Умов и моды вождь пронырливый и смелый,

Свое владычество на Севере любя –

Могильным голосом приветствовал тебя.

С тобой веселости он расточал избыток,

Ты лесть его вкусил, земных богов напиток[119].

Какая точность! Какое понимание человека и писателя! Что нового прибавил к этим шести строкам в своей блестящей характеристике Вольтера Карлейль? Ничего, ни одной черты, которая не была бы здесь вписана. Но человека можно понимать только в обстановке:

…увидел ты Версаль;

Пророческих очей не простирая вдаль,

Там ликовало все… Армида молодая,

К веселью, роскоши знак первый подавая,

Не ведая, чему судьбой обречена,

Резвилась, ветреным двором окружена.

Как многое достигнуто одною заменой имени Марии-Антуанетты греческим: «Армида». Гениально поставленное слово воскрешает в вас разом «Сады» Де-Лиля, весь ложный классицизм, полусмененный пасторалью, когда придворные дамы, читая Феокрита, неудержимо разводили своих коров и навевали лучшие сны юному еще Жан-Жаку.

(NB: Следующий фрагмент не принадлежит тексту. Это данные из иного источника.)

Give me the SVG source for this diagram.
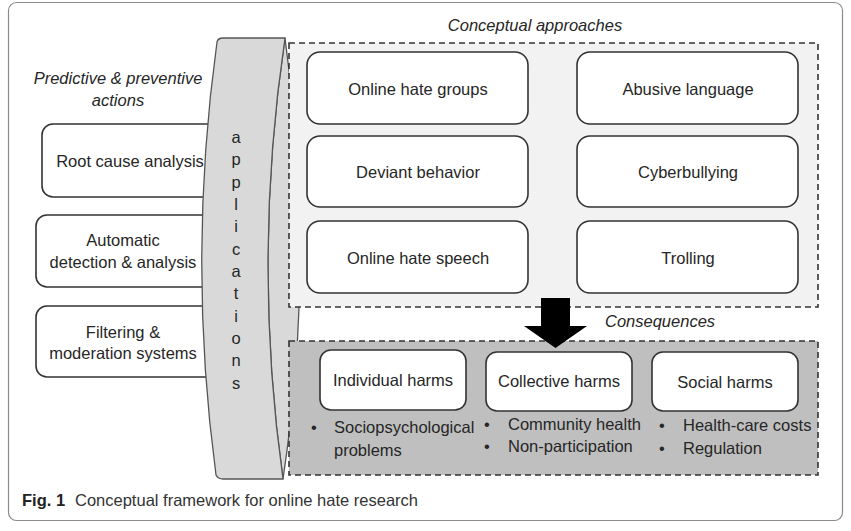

Ты помнишь Трианон и шумные забавы?

Но ты не изнемог от сладкой их отравы;

Ученье делалось на время твой кумир:

Уединялся ты. За твой суровый пир

То чтитель промысла, то скептик, то безбожник,

Садился Дидерот на шаткий свой треножник.

Бросал парик, глаза в восторге закрывал

И проповедовал. И скромно ты внимал

За чашей медленной афею иль деисту,

Как любопытный скиф афинскому софисту.

Тут опять мы припоминаем «Путешествие молодого Анахарсиса», которым на Западе и у нас зачитывались в XVIII веке. Заменою «Дидеро» – «Дидеротом», как писалось это имя в екатерининскую эпоху, новой пушкинской странице вдруг сообщается колорит времен Богдановича, Княжнина, Сумарокова. У Пушкина повсюду в исторических припоминаниях есть это удивительное искусство воскрешать прошлое, и помощью самых незаметных средств: он поставит, напр., неупотребительное уже в его время «афей», и точно вы находите в книге новой печати старый засохший цветок, екатерининский цветок, и чувствуете аромат всей эпохи.

Скучая, может быть…[120]

Ты думал дале плыть. Услужливый, живой,

Подобный своему чудесному герою,

Веселый Бомарше блеснул перед тобою.

Он угадал тебя: в пленительных словах

Он стал рассказывать о ножках, о глазах,

О неге той страны, где небо вечно ясно;

Где жизнь ленивая проходит сладострастно,

Как пылкий отрока, восторгов полный, сон;

Где жены вечером выходят на балкон,

Глядят и, не страшась ревнивого испанца,

С улыбкой слушают и манят иностранца.

Опять какая точность! «Блеснул»… Действительно, при огромном значении, Фигаро-Бомарше не имеет вовсе в истории литературы такого фундаментально-седалищного положения, как, напр., Дидеро или даже как Бернарден-де-Сен-Пьер: какой-то эпизод, быстро сгоревшая магниева лента, вдруг осветившая Франции ее самое, но и затем моментально потухшая, прежде всего по пустоте Фигаро-автора.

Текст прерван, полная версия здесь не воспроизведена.